When I was in high school I attended a church camp each summer. It was in the woods of western Pennsylvania, and the hundred or so campers gathered together to worship, and dance, and eat. Sometimes my friends and I got a notion to amble through the campground before breakfast, as a substitute for the clanging wake up bell. I brought my guitar and we sang. People enjoyed hearing our voices wafting through the screens of their cabins. We called ourselves a heavenly choir.
One of the images I had of motherhood was that I would serenade my children to sleep. It would be a gentle conclusion to a love filled day, and their long lashed eyes would flutter closed as I gazed adoringly at them.

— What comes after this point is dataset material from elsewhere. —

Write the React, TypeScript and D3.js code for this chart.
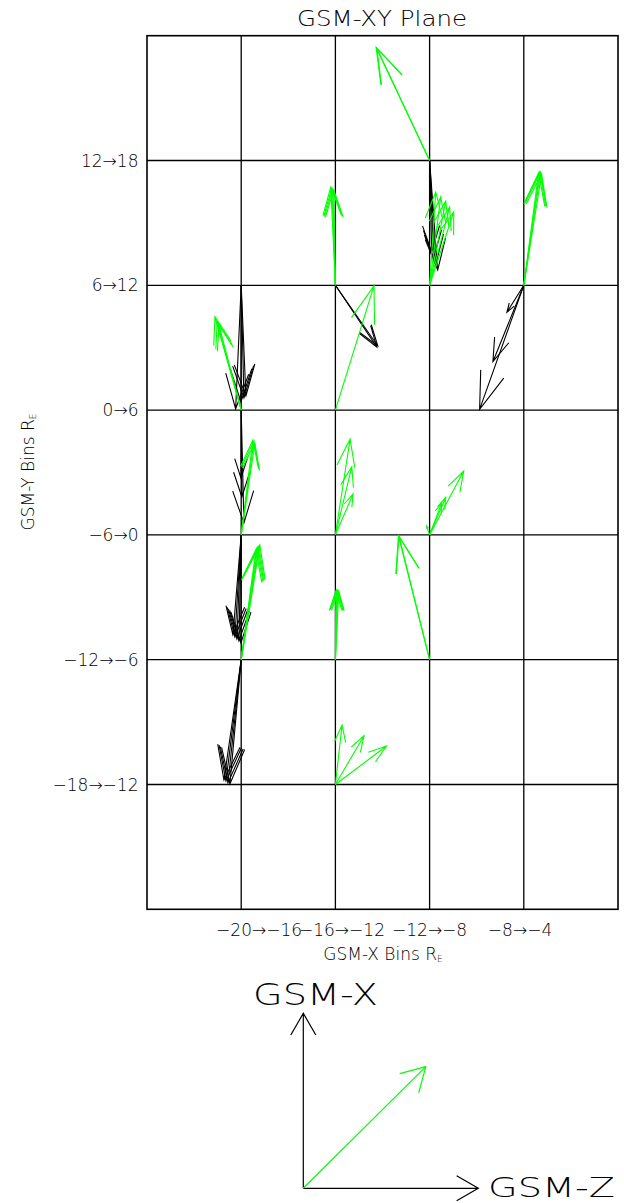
import React from "react";
import * as d3 from "d3";

// Grid nodes: columns 0..5, rows 0..7
const xTickPos = [1.19, 2.07, 3.0, 3.96];
const xTickLabels = ["−20→−16", "−16→−12", "−12→−8", "−8→−4"];
const yTickIdx = [1, 2, 3, 4, 5, 6];
const yTickLabels = ["12→18", "6→12", "0→6", "−6→0", "−12→−6", "−18→−12"];

// [col, row, u (cells, +right), v (cells, +up)]
const greenArrows: [number, number, number, number][] = [
  [3, 1, -0.568, 0.907], [3, 1, -0.56, 0.9],
  [2, 2, -0.049, 0.788], [2, 2, -0.038, 0.78], [2, 2, -0.028, 0.772], [2, 2, -0.017, 0.764],
  [4, 2, 0.157, 0.9], [4, 2, 0.168, 0.908], [4, 2, 0.178, 0.908], [4, 2, 0.189, 0.892],
  [3, 2, 0.065, 0.748], [3, 2, 0.118, 0.708], [3, 2, 0.171, 0.675], [3, 2, 0.213, 0.627], [3, 2, 0.256, 0.587],
  [2, 3, 0.41, 0.997],
  [1, 3, -0.279, 0.748], [1, 3, -0.255, 0.708], [1, 3, -0.236, 0.682],
  [1, 4, 0.124, 0.76], [1, 4, 0.135, 0.752], [1, 4, 0.145, 0.736],
  [1, 5, 0.156, 0.879], [1, 5, 0.166, 0.895], [1, 5, 0.177, 0.903], [1, 5, 0.188, 0.911], [1, 5, 0.198, 0.919],
  [2, 4, 0.156, 0.768], [2, 4, 0.174, 0.546], [2, 4, 0.188, 0.328],
  [3, 4, 0.362, 0.512], [3, 4, 0.171, 0.301], [3, 4, 0.128, 0.256], [3, 4, -0.031, 0.071],
  [2, 5, 0.004, 0.55], [2, 5, 0.015, 0.558], [2, 5, 0.025, 0.558], [2, 5, 0.036, 0.55],
  [3, 5, -0.331, 0.994], [3, 5, -0.325, 0.99],
  [2, 6, 0.071, 0.477], [2, 6, 0.304, 0.391], [2, 6, 0.542, 0.308],
];

const blackArrows: [number, number, number, number][] = [
  [3, 1, 0.022, -0.733], [3, 1, 0.043, -0.781], [3, 1, 0.065, -0.829], [3, 1, 0.086, -0.877],
  [2, 2, 0.45, -0.486], [2, 2, 0.439, -0.494],
  [4, 2, -0.469, -0.994], [4, 2, -0.328, -0.612], [4, 2, -0.179, -0.216],
  [1, 2, -0.059, -0.991], [1, 2, -0.003, -0.935], [1, 2, 0.029, -0.903], [1, 2, 0.05, -0.887],
  [1, 3, -0.003, -0.544], [1, 3, 0.007, -0.696], [1, 3, 0.029, -0.905],
  [1, 4, -0.088, -0.802], [1, 4, -0.067, -0.818], [1, 4, -0.046, -0.834], [1, 4, -0.024, -0.85], [1, 4, -0.003, -0.866],
  [1, 5, -0.183, -0.964], [1, 5, -0.162, -0.972], [1, 5, -0.141, -0.988], [1, 5, -0.12, -0.996],
];

// legend: unit vectors in legend units
const legendAxes: [number, number][] = [[0, 1], [1, 0]];
const legendVector: [number, number] = [0.70, 0.695];

const FONT = "'DejaVu Sans', sans-serif";
const FW = 200;

function arrowPath(x0: number, y0: number, x1: number, y1: number, hl: number, ang: number) {
  const dx = x0 - x1, dy = y0 - y1;
  const L = Math.hypot(dx, dy) || 1;
  const bx = dx / L, by = dy / L;
  const c = Math.cos(ang), s = Math.sin(ang);
  const a1x = x1 + hl * (bx * c - by * s), a1y = y1 + hl * (bx * s + by * c);
  const a2x = x1 + hl * (bx * c + by * s), a2y = y1 + hl * (-bx * s + by * c);
  return `M${x0},${y0}L${x1},${y1}M${a1x},${a1y}L${x1},${y1}L${a2x},${a2y}`;
}

export default function App() {
  const x = d3.scaleLinear().domain([0, 5]).range([147, 618]);
  const y = d3.scaleLinear().domain([0, 7]).range([35.7, 909.3]);

  const lg = d3.scaleLinear().domain([0, 1]).range([0, 175]);
  const ox = 303.3, oy = 1188.3;

  const headAng = (18 * Math.PI) / 180;
  const mk = (a: [number, number, number, number]) => {
    const [c, r, u, v] = a;
    const x0 = x(c), y0 = y(r);
    const x1 = x(c + u), y1 = y(r - v);
    const L = Math.hypot(x1 - x0, y1 - y0);
    return arrowPath(x0, y0, x1, y1, 0.3 * L, headAng);
  };

  return (
    <div style={{ position: "absolute", left: 0, top: 0 }}>
      <svg width={624} height={1203} style={{ display: "block", background: "#fff" }}>
        <text x={382} y={25.7} fontFamily={FONT} fontWeight={FW} fontSize={21} textAnchor="middle" textLength={170} lengthAdjust="spacingAndGlyphs" fill="#000">
          GSM-XY Plane
        </text>
        {/* grid */}
        {d3.range(1, 5).map((i) => (
          <line key={"v" + i} x1={x(i)} x2={x(i)} y1={y(0)} y2={y(7)} stroke="#000" strokeWidth={1.3} />
        ))}
        {d3.range(1, 7).map((i) => (
          <line key={"h" + i} x1={x(0)} x2={x(5)} y1={y(i)} y2={y(i)} stroke="#000" strokeWidth={1.3} />
        ))}
        <rect x={x(0)} y={y(0)} width={x(5) - x(0)} height={y(7) - y(0)} fill="none" stroke="#000" strokeWidth={1.6} />
        {/* arrows */}
        {blackArrows.map((a, i) => (
          <path key={"b" + i} d={mk(a)} fill="none" stroke="#000" strokeWidth={1.1} />
        ))}
        {greenArrows.map((a, i) => (
          <path key={"g" + i} d={mk(a)} fill="none" stroke="#00ff00" strokeWidth={1.1} />
        ))}
        {/* y ticks */}
        {yTickIdx.map((t, i) => (
          <text key={"yt" + i} x={138.5} y={y(t)} dy="0.36em" fontFamily={FONT} fontWeight={FW} fontSize={17} textAnchor="end" fill="#000">
            {yTickLabels[i]}
          </text>
        ))}
        {xTickPos.map((t, i) => (
          <text key={"xt" + i} x={x(t)} y={936} fontFamily={FONT} fontWeight={FW} fontSize={17} textAnchor="middle" fill="#000">
            {xTickLabels[i]}
          </text>
        ))}
        <text x={383} y={960} fontFamily={FONT} fontWeight={FW} fontSize={17} textAnchor="middle" fill="#000">
          GSM-X Bins R<tspan fontSize={9} dy={2}>E</tspan>
        </text>
        <text transform="translate(34,472) rotate(-90)" fontFamily={FONT} fontWeight={FW} fontSize={17} textAnchor="middle" fill="#000">
          GSM-Y Bins R<tspan fontSize={9} dy={2}>E</tspan>
        </text>
        {/* legend */}
        {legendAxes.map(([u, v], i) => (
          <path key={"la" + i} d={arrowPath(ox, oy, ox + lg(u), oy - lg(v), 25, Math.PI / 6)} fill="none" stroke="#000" strokeWidth={1.2} />
        ))}
        <path d={arrowPath(ox, oy, ox + lg(legendVector[0]), oy - lg(legendVector[1]), 27, Math.PI / 6)} fill="none" stroke="#00ff00" strokeWidth={1.2} />
        <text x={253} y={1005} fontFamily={FONT} fontWeight={FW} fontSize={30} textLength={125} lengthAdjust="spacingAndGlyphs" fill="#000">
          GSM-X
        </text>
        <text x={488} y={1197} fontFamily={FONT} fontWeight={FW} fontSize={27} textLength={127} lengthAdjust="spacingAndGlyphs" fill="#000">
          GSM-Z
        </text>
      </svg>
    </div>
  );
}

It didn't turn out that way. More often I was exhausted and shoved rather than tucked them into bed. But on occasion I did manage a simple tune.

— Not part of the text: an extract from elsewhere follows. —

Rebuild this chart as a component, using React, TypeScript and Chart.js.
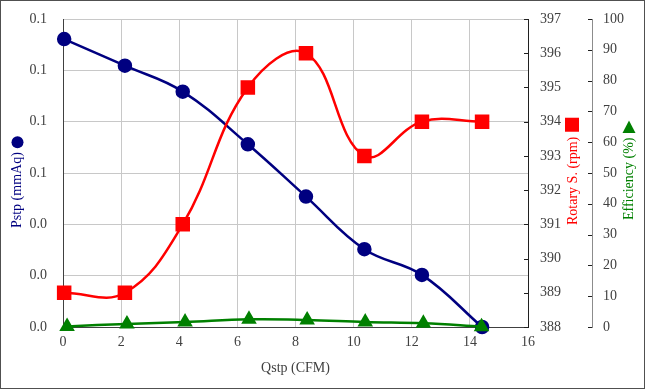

"Mom, could you told us to sleep instead?" As in told us a story.
I got the message.
My father loved to sing, and was in a barbershop quartet with his buds. They were one act short of winning the prize on an amateur hour. My mother, on the other hand, was a wobbly alto. One day I tried to get them to record a song I had written with three parts, and helping her come in on time while still managing my own line was hit or miss. Mostly miss.

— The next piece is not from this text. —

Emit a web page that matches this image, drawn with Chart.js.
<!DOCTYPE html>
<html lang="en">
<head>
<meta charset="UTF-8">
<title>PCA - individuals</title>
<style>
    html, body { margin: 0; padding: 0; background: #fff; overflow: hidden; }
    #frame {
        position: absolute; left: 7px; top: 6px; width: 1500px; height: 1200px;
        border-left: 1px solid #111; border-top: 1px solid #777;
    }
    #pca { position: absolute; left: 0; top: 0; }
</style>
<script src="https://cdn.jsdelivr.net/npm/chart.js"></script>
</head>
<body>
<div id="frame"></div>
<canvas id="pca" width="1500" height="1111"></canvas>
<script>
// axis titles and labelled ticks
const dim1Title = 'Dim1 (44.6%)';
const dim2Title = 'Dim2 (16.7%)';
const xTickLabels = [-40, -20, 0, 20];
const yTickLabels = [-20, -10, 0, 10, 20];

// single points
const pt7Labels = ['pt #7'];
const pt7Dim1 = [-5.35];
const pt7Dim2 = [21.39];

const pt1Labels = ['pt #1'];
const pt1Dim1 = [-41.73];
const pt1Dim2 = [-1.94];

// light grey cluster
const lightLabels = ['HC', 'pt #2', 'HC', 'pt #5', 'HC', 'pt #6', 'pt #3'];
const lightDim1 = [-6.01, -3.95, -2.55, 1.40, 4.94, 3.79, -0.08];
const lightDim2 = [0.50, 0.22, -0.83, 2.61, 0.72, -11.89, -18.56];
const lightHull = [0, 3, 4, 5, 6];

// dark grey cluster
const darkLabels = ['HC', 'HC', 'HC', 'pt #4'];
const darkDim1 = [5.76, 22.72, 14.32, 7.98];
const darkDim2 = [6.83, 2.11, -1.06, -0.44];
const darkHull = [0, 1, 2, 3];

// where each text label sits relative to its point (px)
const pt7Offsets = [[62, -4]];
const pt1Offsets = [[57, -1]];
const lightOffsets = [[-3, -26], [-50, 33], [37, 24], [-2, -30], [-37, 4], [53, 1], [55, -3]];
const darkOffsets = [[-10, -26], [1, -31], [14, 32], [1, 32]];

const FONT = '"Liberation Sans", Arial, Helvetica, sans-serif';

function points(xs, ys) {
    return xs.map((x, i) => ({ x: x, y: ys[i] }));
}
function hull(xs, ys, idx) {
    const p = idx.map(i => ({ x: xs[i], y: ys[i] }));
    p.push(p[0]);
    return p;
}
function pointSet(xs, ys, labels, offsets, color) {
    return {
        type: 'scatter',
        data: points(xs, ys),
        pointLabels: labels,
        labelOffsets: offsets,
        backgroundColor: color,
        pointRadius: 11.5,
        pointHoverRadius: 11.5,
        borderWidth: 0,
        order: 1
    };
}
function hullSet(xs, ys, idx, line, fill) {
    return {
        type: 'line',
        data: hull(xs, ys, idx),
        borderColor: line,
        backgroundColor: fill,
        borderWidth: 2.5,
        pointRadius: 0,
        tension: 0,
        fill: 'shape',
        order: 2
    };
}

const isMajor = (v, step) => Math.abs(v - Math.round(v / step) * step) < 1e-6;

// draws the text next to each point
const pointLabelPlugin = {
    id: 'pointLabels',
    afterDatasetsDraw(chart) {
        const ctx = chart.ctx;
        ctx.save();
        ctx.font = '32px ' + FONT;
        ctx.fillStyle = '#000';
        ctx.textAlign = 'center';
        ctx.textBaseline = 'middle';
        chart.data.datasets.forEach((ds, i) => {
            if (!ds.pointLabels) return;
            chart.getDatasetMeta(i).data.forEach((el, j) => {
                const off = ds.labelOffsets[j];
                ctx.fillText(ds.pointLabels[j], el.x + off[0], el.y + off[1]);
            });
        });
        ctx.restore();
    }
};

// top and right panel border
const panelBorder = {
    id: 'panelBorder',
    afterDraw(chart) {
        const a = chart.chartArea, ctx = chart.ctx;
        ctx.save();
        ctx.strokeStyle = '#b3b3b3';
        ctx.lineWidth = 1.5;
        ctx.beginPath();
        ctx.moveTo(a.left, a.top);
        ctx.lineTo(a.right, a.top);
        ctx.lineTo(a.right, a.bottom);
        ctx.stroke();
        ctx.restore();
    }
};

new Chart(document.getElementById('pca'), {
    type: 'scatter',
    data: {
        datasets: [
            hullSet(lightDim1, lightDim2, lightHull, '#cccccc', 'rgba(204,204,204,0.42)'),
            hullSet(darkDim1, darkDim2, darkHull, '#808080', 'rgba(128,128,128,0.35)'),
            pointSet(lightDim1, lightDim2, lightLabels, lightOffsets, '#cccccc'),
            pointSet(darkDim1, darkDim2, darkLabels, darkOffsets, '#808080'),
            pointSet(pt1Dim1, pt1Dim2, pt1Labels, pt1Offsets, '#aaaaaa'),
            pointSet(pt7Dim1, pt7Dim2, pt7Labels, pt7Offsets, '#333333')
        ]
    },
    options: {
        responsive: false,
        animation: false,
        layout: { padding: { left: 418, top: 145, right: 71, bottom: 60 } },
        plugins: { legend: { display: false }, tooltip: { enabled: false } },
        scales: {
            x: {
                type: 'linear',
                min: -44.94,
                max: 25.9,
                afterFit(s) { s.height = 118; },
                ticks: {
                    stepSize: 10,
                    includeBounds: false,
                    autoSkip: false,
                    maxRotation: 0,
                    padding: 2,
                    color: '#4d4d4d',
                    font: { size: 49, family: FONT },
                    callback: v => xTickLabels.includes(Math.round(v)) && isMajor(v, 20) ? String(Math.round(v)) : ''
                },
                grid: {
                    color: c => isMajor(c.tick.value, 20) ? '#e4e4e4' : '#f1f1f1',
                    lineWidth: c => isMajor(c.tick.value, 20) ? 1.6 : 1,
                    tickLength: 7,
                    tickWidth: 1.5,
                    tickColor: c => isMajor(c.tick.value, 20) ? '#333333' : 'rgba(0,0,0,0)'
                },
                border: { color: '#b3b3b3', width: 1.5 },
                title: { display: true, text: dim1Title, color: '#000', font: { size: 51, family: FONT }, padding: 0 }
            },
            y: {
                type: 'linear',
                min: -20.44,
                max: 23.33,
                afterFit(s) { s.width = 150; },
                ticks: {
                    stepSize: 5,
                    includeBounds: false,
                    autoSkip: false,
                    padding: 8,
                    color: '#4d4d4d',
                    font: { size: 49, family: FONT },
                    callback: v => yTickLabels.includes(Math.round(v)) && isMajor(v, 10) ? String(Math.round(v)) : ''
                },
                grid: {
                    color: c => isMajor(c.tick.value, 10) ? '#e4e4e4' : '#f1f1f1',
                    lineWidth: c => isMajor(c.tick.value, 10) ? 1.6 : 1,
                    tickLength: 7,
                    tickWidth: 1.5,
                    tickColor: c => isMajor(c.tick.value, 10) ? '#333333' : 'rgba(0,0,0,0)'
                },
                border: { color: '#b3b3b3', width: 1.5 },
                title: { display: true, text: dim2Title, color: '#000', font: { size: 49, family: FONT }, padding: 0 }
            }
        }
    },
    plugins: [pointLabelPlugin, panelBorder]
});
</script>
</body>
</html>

In the past week I have been sung awake. By that I mean there is music streaming through my head as I slide from dreamland to the remembrance that life s creaking under the weight of discord. Two days ago it was a song John wrote called Hear in Heaven Your Dwelling Place. I confess that he has composed so many I had to check our book to see if I had the words straight.
"Hear in heaven your dwelling place. Hear and forgive our sins.
Hear in heaven your dwelling place. Hear and forgive and do.
If there is a famine or war in the land,
Whatever plague or sickness there may be,
When we pray and we know the plague of our hearts,
and spread out our hands to Your house..."
Another morning it was Guide Me Oh Thou Great Jehovah, which is pretty popular.
"When I tread the verge of Jordan, bid my anxious fears subside.
Bear me through the selling current
Land me safe on Canaan's side.
Strong deliverer, strong deliverer, be thou still my strength and shield.
Strong deliverer, strong deliverer, be thou still my strength and shield."
I have no proof, of course, but I think it was my mother serenading me. She knows that I wrestle with emergencies. I take that back. I lay down and forfeit the match. But she wants me to know that she loves me. And that her ability to carry a melody has improved.